Code that draws figures

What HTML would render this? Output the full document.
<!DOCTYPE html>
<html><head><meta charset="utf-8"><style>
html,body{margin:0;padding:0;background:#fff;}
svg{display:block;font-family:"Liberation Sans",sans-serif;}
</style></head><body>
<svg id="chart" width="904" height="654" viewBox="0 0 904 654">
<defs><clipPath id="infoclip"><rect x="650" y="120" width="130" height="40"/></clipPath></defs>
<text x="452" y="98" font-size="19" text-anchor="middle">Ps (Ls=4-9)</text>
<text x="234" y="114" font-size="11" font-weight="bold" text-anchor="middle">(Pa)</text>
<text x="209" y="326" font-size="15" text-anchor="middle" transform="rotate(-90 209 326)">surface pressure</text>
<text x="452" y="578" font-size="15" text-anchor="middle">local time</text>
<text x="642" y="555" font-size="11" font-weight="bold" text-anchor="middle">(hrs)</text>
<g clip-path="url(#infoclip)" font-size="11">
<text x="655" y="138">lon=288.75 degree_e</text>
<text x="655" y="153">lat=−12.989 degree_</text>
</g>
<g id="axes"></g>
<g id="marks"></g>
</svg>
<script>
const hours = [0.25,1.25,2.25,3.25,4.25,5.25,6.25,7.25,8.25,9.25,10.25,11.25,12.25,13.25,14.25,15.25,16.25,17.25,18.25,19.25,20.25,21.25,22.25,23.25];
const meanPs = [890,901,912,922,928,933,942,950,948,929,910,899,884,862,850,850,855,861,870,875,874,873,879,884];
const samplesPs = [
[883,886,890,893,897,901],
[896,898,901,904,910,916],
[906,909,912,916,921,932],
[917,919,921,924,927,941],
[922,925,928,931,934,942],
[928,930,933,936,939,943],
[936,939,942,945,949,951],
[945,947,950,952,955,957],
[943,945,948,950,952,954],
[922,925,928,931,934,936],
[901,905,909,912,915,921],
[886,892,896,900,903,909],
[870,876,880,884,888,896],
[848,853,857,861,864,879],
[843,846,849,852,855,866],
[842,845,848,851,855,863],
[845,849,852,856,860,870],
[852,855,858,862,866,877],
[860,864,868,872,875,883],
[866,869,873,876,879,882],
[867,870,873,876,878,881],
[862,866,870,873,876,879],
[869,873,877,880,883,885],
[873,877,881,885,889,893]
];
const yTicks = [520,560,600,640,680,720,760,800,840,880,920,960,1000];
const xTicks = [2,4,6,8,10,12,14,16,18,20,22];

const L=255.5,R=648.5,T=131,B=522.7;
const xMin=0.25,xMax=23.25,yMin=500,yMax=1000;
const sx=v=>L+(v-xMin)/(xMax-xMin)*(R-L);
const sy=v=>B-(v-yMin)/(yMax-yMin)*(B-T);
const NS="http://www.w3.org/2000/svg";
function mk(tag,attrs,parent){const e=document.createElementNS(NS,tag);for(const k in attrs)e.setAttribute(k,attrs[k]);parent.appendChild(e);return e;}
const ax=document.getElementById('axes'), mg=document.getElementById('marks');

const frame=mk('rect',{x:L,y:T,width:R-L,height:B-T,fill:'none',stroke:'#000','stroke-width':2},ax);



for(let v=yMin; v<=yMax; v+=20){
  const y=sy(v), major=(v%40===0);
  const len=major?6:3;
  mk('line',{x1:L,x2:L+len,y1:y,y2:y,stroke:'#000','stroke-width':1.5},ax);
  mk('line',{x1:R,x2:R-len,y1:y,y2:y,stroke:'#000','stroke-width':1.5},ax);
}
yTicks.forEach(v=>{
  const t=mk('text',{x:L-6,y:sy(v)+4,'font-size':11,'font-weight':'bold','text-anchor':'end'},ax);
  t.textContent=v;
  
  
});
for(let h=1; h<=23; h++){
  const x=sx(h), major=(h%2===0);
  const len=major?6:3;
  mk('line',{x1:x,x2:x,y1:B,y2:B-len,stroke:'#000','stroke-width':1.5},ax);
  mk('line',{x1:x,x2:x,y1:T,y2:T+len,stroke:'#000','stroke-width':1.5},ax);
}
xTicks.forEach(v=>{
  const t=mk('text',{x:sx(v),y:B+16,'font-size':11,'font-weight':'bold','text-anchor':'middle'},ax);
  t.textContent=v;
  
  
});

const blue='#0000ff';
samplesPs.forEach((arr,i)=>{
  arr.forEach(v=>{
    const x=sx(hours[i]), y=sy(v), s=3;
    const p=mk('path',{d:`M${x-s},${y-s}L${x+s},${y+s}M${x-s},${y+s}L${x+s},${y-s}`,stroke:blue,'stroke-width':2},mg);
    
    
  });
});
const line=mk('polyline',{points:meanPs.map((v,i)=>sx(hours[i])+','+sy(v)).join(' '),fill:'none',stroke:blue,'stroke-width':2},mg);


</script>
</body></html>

...

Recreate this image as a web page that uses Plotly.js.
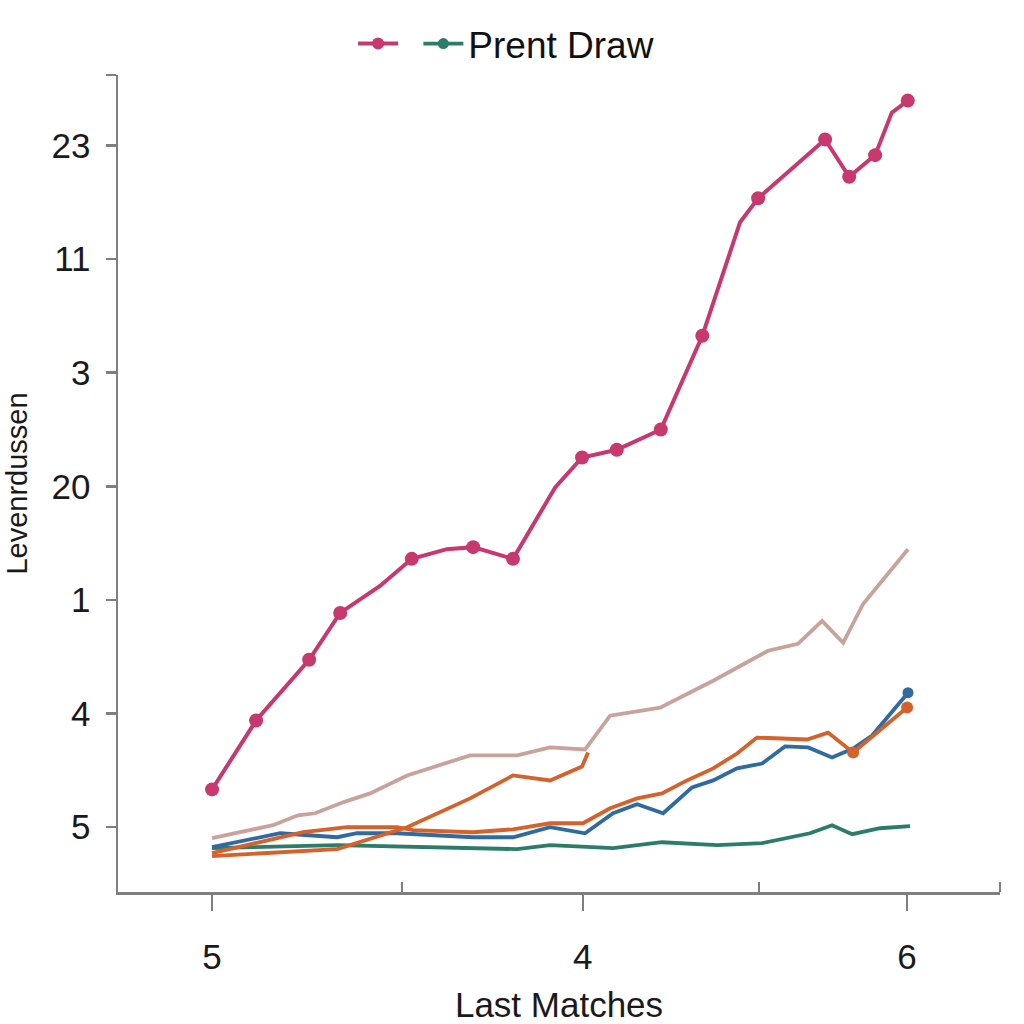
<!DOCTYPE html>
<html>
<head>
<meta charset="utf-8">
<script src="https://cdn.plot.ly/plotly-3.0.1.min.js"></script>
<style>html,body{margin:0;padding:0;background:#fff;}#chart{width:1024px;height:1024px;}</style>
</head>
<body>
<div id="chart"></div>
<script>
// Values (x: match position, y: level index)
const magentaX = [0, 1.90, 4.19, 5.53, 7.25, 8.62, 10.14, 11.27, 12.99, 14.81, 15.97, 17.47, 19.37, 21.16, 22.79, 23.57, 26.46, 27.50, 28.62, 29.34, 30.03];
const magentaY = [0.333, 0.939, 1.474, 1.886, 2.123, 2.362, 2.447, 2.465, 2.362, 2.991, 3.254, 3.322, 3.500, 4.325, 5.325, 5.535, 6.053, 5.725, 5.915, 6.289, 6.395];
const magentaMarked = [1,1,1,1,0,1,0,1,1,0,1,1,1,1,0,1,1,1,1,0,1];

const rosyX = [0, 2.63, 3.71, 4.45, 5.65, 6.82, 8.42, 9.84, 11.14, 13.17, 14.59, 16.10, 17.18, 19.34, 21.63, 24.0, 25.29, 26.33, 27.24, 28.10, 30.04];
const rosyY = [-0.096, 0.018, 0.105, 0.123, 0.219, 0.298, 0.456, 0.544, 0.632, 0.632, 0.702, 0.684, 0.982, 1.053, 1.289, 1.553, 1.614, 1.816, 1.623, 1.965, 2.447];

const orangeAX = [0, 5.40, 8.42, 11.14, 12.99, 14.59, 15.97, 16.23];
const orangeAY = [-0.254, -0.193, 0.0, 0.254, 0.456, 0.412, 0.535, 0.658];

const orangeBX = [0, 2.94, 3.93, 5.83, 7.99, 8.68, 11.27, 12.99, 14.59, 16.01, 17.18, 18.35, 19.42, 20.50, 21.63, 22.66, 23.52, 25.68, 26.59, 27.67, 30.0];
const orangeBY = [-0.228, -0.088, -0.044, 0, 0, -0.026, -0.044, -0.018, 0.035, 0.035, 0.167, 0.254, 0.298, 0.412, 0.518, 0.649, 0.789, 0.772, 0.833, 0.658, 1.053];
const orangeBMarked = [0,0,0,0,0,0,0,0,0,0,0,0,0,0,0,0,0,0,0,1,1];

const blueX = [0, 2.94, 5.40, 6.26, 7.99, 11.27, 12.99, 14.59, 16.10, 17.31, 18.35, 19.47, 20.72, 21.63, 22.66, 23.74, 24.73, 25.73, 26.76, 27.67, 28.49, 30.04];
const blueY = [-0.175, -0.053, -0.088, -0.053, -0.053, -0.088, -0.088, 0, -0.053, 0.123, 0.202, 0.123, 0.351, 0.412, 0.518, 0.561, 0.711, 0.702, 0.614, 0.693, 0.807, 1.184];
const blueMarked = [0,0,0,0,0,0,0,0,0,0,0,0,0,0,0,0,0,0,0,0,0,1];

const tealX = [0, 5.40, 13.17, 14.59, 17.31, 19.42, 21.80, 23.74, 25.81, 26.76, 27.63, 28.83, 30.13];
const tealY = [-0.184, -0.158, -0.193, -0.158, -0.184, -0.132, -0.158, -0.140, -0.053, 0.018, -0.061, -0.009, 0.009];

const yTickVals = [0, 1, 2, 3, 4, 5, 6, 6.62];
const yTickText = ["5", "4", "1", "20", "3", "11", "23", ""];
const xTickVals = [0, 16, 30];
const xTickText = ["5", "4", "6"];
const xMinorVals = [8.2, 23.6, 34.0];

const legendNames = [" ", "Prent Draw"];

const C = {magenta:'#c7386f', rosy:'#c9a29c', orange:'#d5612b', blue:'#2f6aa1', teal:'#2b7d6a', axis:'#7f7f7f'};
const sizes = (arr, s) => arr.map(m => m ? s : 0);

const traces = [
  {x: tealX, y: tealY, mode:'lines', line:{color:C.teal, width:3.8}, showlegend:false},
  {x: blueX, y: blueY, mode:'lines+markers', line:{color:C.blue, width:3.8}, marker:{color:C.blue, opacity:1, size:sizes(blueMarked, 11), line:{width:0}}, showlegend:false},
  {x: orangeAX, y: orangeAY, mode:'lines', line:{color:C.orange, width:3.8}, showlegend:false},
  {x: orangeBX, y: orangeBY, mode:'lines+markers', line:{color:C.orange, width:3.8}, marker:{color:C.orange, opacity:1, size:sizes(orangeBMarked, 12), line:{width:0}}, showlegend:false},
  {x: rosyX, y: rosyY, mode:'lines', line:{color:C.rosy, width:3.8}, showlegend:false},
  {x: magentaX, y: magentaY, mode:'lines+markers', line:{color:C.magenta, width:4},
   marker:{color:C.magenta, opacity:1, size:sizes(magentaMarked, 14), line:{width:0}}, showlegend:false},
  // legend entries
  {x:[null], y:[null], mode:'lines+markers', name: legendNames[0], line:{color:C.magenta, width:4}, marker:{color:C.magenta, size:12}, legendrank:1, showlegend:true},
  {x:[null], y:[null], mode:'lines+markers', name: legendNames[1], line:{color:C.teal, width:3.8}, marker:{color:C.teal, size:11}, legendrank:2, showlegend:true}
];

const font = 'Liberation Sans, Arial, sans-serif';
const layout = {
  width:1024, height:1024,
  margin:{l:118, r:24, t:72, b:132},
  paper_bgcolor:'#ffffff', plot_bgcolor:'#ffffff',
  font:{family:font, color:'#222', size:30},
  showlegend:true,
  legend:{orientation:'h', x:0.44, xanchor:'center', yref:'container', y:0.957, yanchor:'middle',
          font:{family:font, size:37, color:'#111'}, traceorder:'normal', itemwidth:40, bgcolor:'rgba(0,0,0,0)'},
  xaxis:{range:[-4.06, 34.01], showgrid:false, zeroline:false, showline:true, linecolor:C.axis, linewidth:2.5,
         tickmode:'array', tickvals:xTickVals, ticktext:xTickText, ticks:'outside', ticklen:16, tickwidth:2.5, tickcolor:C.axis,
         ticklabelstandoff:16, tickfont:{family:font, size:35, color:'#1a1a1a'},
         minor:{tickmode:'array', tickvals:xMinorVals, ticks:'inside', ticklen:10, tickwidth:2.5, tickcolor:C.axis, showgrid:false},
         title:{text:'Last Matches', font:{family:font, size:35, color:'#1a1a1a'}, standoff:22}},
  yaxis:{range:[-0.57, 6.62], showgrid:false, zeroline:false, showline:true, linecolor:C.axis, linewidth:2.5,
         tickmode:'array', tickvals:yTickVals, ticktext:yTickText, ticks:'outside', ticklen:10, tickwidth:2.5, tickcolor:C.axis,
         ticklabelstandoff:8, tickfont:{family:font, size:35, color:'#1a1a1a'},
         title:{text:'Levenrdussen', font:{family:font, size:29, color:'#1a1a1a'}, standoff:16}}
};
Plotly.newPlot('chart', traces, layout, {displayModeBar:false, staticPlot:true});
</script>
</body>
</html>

# Objective
Write out the lines running from the one that contains "Recreate this image" through the one that contains "0.412, 0.535, 0.658];", ends included, and nothing else. Pictures stay out of the copy.

# The completed task
Recreate this image as a web page that uses Plotly.js.
<!DOCTYPE html>
<html>
<head>
<meta charset="utf-8">
<script src="https://cdn.plot.ly/plotly-3.0.1.min.js"></script>
<style>html,body{margin:0;padding:0;background:#fff;}#chart{width:1024px;height:1024px;}</style>
</head>
<body>
<div id="chart"></div>
<script>
// Values (x: match position, y: level index)
const magentaX = [0, 1.90, 4.19, 5.53, 7.25, 8.62, 10.14, 11.27, 12.99, 14.81, 15.97, 17.47, 19.37, 21.16, 22.79, 23.57, 26.46, 27.50, 28.62, 29.34, 30.03];
const magentaY = [0.333, 0.939, 1.474, 1.886, 2.123, 2.362, 2.447, 2.465, 2.362, 2.991, 3.254, 3.322, 3.500, 4.325, 5.325, 5.535, 6.053, 5.725, 5.915, 6.289, 6.395];
const magentaMarked = [1,1,1,1,0,1,0,1,1,0,1,1,1,1,0,1,1,1,1,0,1];

const rosyX = [0, 2.63, 3.71, 4.45, 5.65, 6.82, 8.42, 9.84, 11.14, 13.17, 14.59, 16.10, 17.18, 19.34, 21.63, 24.0, 25.29, 26.33, 27.24, 28.10, 30.04];
const rosyY = [-0.096, 0.018, 0.105, 0.123, 0.219, 0.298, 0.456, 0.544, 0.632, 0.632, 0.702, 0.684, 0.982, 1.053, 1.289, 1.553, 1.614, 1.816, 1.623, 1.965, 2.447];

const orangeAX = [0, 5.40, 8.42, 11.14, 12.99, 14.59, 15.97, 16.23];
const orangeAY = [-0.254, -0.193, 0.0, 0.254, 0.456, 0.412, 0.535, 0.658];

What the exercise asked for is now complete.